_What is needed_.
From the first line of the listing below, retype each line up to and including the one with "ax = fig.add_axes([0.101, 0.097, 0.887, 0.82])"; pictures stay out.

_Available data_.
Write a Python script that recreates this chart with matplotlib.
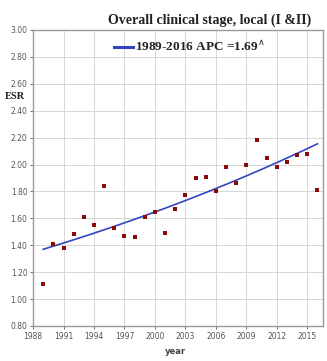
import matplotlib
matplotlib.use('agg')
import matplotlib.pyplot as plt
import numpy as np

# observed rates by year
years = np.arange(1989, 2017)
esr = [1.11, 1.41, 1.38, 1.48, 1.61, 1.55, 1.84, 1.53, 1.47, 1.46,
       1.61, 1.65, 1.49, 1.67, 1.77, 1.90, 1.91, 1.80, 1.98, 1.86,
       2.00, 2.18, 2.05, 1.98, 2.02, 2.07, 2.08, 1.81]

# joinpoint fit: single segment, annual percent change
fit_start = 1.37
apc = 1.69

x_ticks = [1988, 1991, 1994, 1997, 2000, 2003, 2006, 2009, 2012, 2015]
y_ticks = [0.8, 1.0, 1.2, 1.4, 1.6, 1.8, 2.0, 2.2, 2.4, 2.6, 2.8, 3.0]

fig = plt.figure(figsize=(3.27, 3.61), dpi=100)
ax = fig.add_axes([0.101, 0.097, 0.887, 0.82])

fit = fit_start * (1 + apc / 100) ** (years - years[0])
ax.plot(years, fit, color='#3346c0', lw=1.2, zorder=3)
ax.scatter(years, esr, marker='s', s=9, color='#8b0a0a', zorder=4, linewidths=0)

ax.set_xlim(1988, 2016.55)
ax.set_ylim(0.8, 3.0)
ax.set_xticks(x_ticks)
ax.set_yticks(y_ticks)
ax.set_xticklabels([str(t) for t in x_ticks])
ax.set_yticklabels(['%.2f' % t for t in y_ticks])
ax.tick_params(labelsize=5.5, colors='#555555', length=2, width=0.6, pad=2)
ax.grid(True, color='#d6d6d6', lw=0.7)
ax.set_axisbelow(True)
for s in ax.spines.values():
    s.set_color('#9a9a9a')
    s.set_linewidth(1.0)

serif = ['Liberation Serif', 'DejaVu Serif']
fig.text(0.64, 0.945, 'Overall clinical stage, local (I &II)', ha='center', va='center',
         fontsize=10, fontweight='bold', family=serif, color='#222222')

# legend entry drawn by hand inside the top of the axes
ax.plot([1996.0, 1997.8], [2.875, 2.875], color='#3346c0', lw=2.2, clip_on=False)
ax.text(1998.0, 2.875, r'1989-2016 APC =1.69$^{\wedge}$', ha='left', va='center',
        fontsize=9.5, fontweight='bold', family=serif, color='#222222')

fig.text(0.045, 0.732, 'ESR', ha='center', va='center', fontsize=7.5,
         fontweight='bold', family=serif, color='#222222')
fig.text(0.535, 0.025, 'year', ha='center', va='center', fontsize=6,
         fontweight='bold', color='#444444')

fig.savefig('out.png', dpi=100)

_Task output_.
Write a Python script that recreates this chart with matplotlib.
import matplotlib
matplotlib.use('agg')
import matplotlib.pyplot as plt
import numpy as np

# observed rates by year
years = np.arange(1989, 2017)
esr = [1.11, 1.41, 1.38, 1.48, 1.61, 1.55, 1.84, 1.53, 1.47, 1.46,
       1.61, 1.65, 1.49, 1.67, 1.77, 1.90, 1.91, 1.80, 1.98, 1.86,
       2.00, 2.18, 2.05, 1.98, 2.02, 2.07, 2.08, 1.81]

# joinpoint fit: single segment, annual percent change
fit_start = 1.37
apc = 1.69

x_ticks = [1988, 1991, 1994, 1997, 2000, 2003, 2006, 2009, 2012, 2015]
y_ticks = [0.8, 1.0, 1.2, 1.4, 1.6, 1.8, 2.0, 2.2, 2.4, 2.6, 2.8, 3.0]

fig = plt.figure(figsize=(3.27, 3.61), dpi=100)
ax = fig.add_axes([0.101, 0.097, 0.887, 0.82])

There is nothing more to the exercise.